Is it only economists who are critical of the Narendra Modi government and are flagging the urgent need to restore trust in the social and economic fabric of the country?

What should an ordinary Indian make of two eminent Indian entrepreneurs publicly talking about the debilitating nature of fear and the lack of trust in the past week?

Biocon chairperson and managing director Kiran Mazumdar-Shaw has been quoted in the media saying that the government did not want to hear any criticism of the economy, while expressing hope that it reaches out to India Inc to work out solutions to revive growth. Her observations come soon after veteran industrialist Rahul Bajaj told home minister Amit Shah at a public event in Mumbai that there was an “atmosphere of fear” and that people were afraid to criticise the government because they do not have the confidence that the government will appreciate any criticism.

Last year, Ravi Venkatesan, a well-known business leader and former chairman of Microsoft India, publicly pointed out that the strident and polarised debate around Aadhaar was actually a reflection of the fact that India is a low-trust society and this has profound consequences for our future.

“Why are so many people anxious about Aadhaar despite the assurances of the government and Nandan Nilekani, the well-respected father of Aadhaar? It’s the fear of descent into an Orwellian state. In the Hollywood conspiracy thriller, Enemy of the State, rogue elements of the American NSA use technology to falsely implicate the character played by actor Will Smith, gets him fired from his job, and shuts down his phone, credit cards and bank accounts. All these technologies are being deployed today so it’s hard to dismiss them as mere fantasy. In a country where corruption is rampant, where trust in the government — any government — is low, where predatory rogue officials abound, where institutions are routinely subverted to settle scores and where the judiciary cannot be counted on to reliably uphold the rule of law and protect citizens’ rights, it is no surprise that there is so much angst around the extension of Aadhaar to scenarios well beyond its original scope,” Mr Venkatesan observed.

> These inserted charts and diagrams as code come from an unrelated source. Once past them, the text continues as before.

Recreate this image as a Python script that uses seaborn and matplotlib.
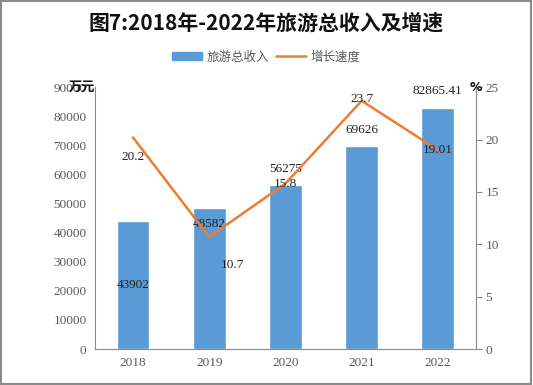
import numpy as np
import pandas as pd
import matplotlib
matplotlib.use('Agg')
import matplotlib.pyplot as plt
import seaborn as sns
from matplotlib.patches import Rectangle
from matplotlib.lines import Line2D

years = ['2018', '2019', '2020', '2021', '2022']
income = [43902, 48582, 56275, 69626, 82865.41]
income_labels = ['43902', '48582', '56275', '69626', '82865.41']
growth = [20.2, 10.7, 15.8, 23.7, 19.01]
growth_labels = ['20.2', '10.7', '15.8', '23.7', '19.01']

# label offsets in points (dx, dy) from the value
income_off = [(0, None), (0, -12), (0, 12), (0, 12), (0, 12)]
growth_off = [(0, -14), (17, -20), (0, 0), (0, 1), (0, 0)]

sns.set_style('white')
plt.rcParams['font.family'] = ['Liberation Serif', 'Noto Sans CJK SC', 'DejaVu Sans']

bar_color = '#5B9BD5'
line_color = '#ED7D31'
grey = '#595959'

df = pd.DataFrame({'year': years, 'income': income, 'growth': growth})

fig = plt.figure(figsize=(5.33, 3.85), dpi=100)
ax = fig.add_axes([0.178, 0.0935, 0.715, 0.68])
sns.barplot(data=df, x='year', y='income', color=bar_color, width=0.43,
            saturation=1, ax=ax)
ax.set_xlim(-0.5, 4.5)
ax.set_ylim(0, 90000)
ax.set_yticks(range(0, 90001, 10000))
ax.set_xlabel('')
ax.set_ylabel('')

ax2 = ax.twinx()
sns.lineplot(x=np.arange(len(years)), y=growth, color=line_color, linewidth=1.8, ax=ax2)
ax2.set_ylim(0, 25)
ax2.set_yticks(range(0, 26, 5))
ax2.set_xlim(-0.5, 4.5)

for a in (ax, ax2):
    for s in a.spines.values():
        s.set_visible(False)
    a.tick_params(labelsize=9.5, labelcolor=grey, colors='#898989')
ax.spines['left'].set_visible(True)
ax.spines['bottom'].set_visible(True)
ax.spines['left'].set_color('#898989')
ax.spines['bottom'].set_color('#898989')
ax2.spines['right'].set_visible(True)
ax2.spines['right'].set_color('#898989')
ax.tick_params(axis='both', length=0, pad=6)
ax2.tick_params(axis='y', length=4, direction='out', pad=3)

for i, (v, t, off) in enumerate(zip(income, income_labels, income_off)):
    if off[1] is None:
        ax.text(i, v / 2, t, ha='center', va='center', fontsize=9.5, color='#222222')
    else:
        ax.annotate(t, (i, v), xytext=off, textcoords='offset points',
                    ha='center', va='center', fontsize=9.5, color='#222222')

for i, (v, t, off) in enumerate(zip(growth, growth_labels, growth_off)):
    ax2.annotate(t, (i, v), xytext=off, textcoords='offset points',
                 ha='center', va='center', fontsize=9.5, color='#222222')

ax.text(0, 1.0, '万元', transform=ax.transAxes, ha='right', va='center',
        fontsize=9.5, fontweight='bold', color='#111111', family='Noto Sans CJK SC')
ax2.text(1.0, 1.0, '%', transform=ax2.transAxes, ha='center', va='center',
         fontsize=9, fontweight='bold', color='#111111', family='DejaVu Sans')

fig.text(0.5, 0.94, '图7:2018年-2022年旅游总收入及增速', ha='center', va='center',
         fontsize=15, fontweight='bold', color='#111111',
         family=['Noto Sans CJK SC', 'DejaVu Sans'])

handles = [Rectangle((0, 0), 1, 1, color=bar_color),
           Line2D([0], [0], color=line_color, linewidth=1.8)]
fig.legend(handles, ['旅游总收入', '增长速度'], loc='center', bbox_to_anchor=(0.5, 0.852),
           ncol=2, frameon=False, handlelength=2.4, handleheight=0.6, columnspacing=0.5,
           handletextpad=0.4, prop={'family': 'Noto Sans CJK SC', 'size': 9},
           labelcolor=grey)

fig.add_artist(Rectangle((0.002, 0.003), 0.995, 0.994, transform=fig.transFigure,
                         fill=False, edgecolor='#8a8a8a', linewidth=1.5))

fig.savefig('out.png', dpi=100)
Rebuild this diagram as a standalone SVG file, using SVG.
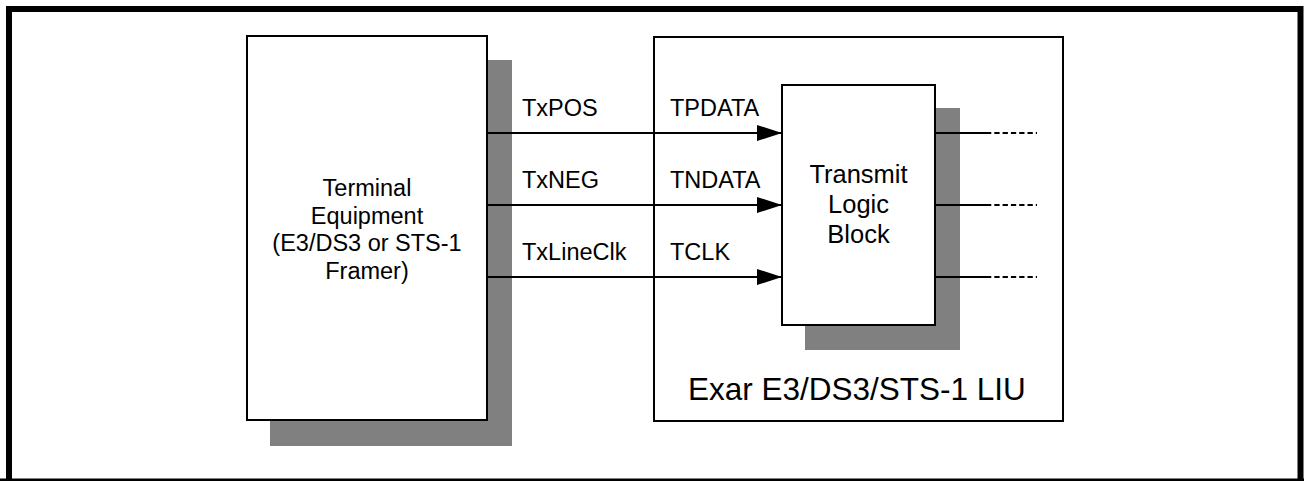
<svg xmlns="http://www.w3.org/2000/svg" width="1304" height="481" viewBox="0 0 1304 481">
<style>
.box{fill:#fff;stroke:#000;stroke-width:2}
.shadow{fill:#808080;stroke:none}
.wire{stroke:#000;stroke-width:2;fill:none}
.dash{stroke:#000;stroke-width:2;fill:none;stroke-dasharray:5.3 3}
text{font-family:"Liberation Sans",Arial,sans-serif;fill:#000}
.lbl{font-size:23.5px}
.mid{text-anchor:middle}
</style>
<defs>
<marker id="arr" markerUnits="userSpaceOnUse" markerWidth="26" markerHeight="18" refX="25" refY="8" orient="auto">
<path d="M0,0 L25,8 L0,16 Z" fill="#000"/>
</marker>
</defs>
<rect width="1304" height="481" fill="#fff"/>
<g id="frame">
<path d="M9,481 V9 H1300.5 V481" fill="none" stroke="#000" stroke-width="6"/>
<rect x="0" y="478.5" width="1304" height="2.5" fill="#000"/>
</g>
<g id="terminal">
<rect class="shadow" x="270" y="60" width="242" height="386"/>
<rect class="box" x="247" y="36" width="240" height="384"/>
<text class="lbl mid" x="367" y="196">Terminal</text>
<text class="lbl mid" x="367" y="223.5">Equipment</text>
<text class="lbl mid" x="367" y="251">(E3/DS3 or STS-1</text>
<text class="lbl mid" x="367" y="278.5">Framer)</text>
</g>
<g id="liu">
<rect class="box" x="654" y="37" width="409" height="384"/>
<text x="688" y="400" font-size="31.5">Exar E3/DS3/STS-1 LIU</text>
</g>
<g id="transmit">
<rect class="shadow" x="805" y="108" width="155" height="242"/>
<rect class="box" x="782" y="85" width="153" height="240"/>
<text class="mid" x="858.5" y="183" font-size="25.5">Transmit</text>
<text class="mid" x="858.5" y="213" font-size="25.5">Logic</text>
<text class="mid" x="858.5" y="243" font-size="25.5">Block</text>
</g>
<g id="connectors">
<line class="wire" x1="487" y1="133" x2="782" y2="133" marker-end="url(#arr)"/>
<line class="wire" x1="487" y1="205" x2="782" y2="205" marker-end="url(#arr)"/>
<line class="wire" x1="487" y1="277" x2="782" y2="277" marker-end="url(#arr)"/>
<line class="wire" x1="935" y1="133" x2="986" y2="133"/>
<line class="wire" x1="935" y1="205" x2="986" y2="205"/>
<line class="wire" x1="935" y1="277" x2="986" y2="277"/>
<line class="dash" x1="986" y1="133" x2="1037" y2="133"/>
<line class="dash" x1="986" y1="205" x2="1037" y2="205"/>
<line class="dash" x1="986" y1="277" x2="1037" y2="277"/>
</g>
<g id="labels">
<text class="lbl" x="522" y="116">TxPOS</text>
<text class="lbl" x="522" y="188">TxNEG</text>
<text class="lbl" x="522" y="260">TxLineClk</text>
<text class="lbl" x="670" y="116">TPDATA</text>
<text class="lbl" x="670" y="188">TNDATA</text>
<text class="lbl" x="670" y="260">TCLK</text>
</g>
</svg>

Much of what these eminent persons say is well known. They are articulating that the economy doesn’t exist in a vacuum, that to do well it needs rules of the game, and it is the elected government’s job to create institutions that make sure that the rules are fairly and equally applied to everyone. Without this, economic transactions, investment and risk-taking can’t proceed with minimal costs and smoothly.

That is currently not happening in India.

Arguably, the absence of trust between citizens and the state is not entirely a new phenomenon. But with the Indian economy in dire straits, articulation of these thoughts by public figures is something that can’t be ignored. Shooting the messenger, or dismissing them as people with ulterior motives, would be unfortunate.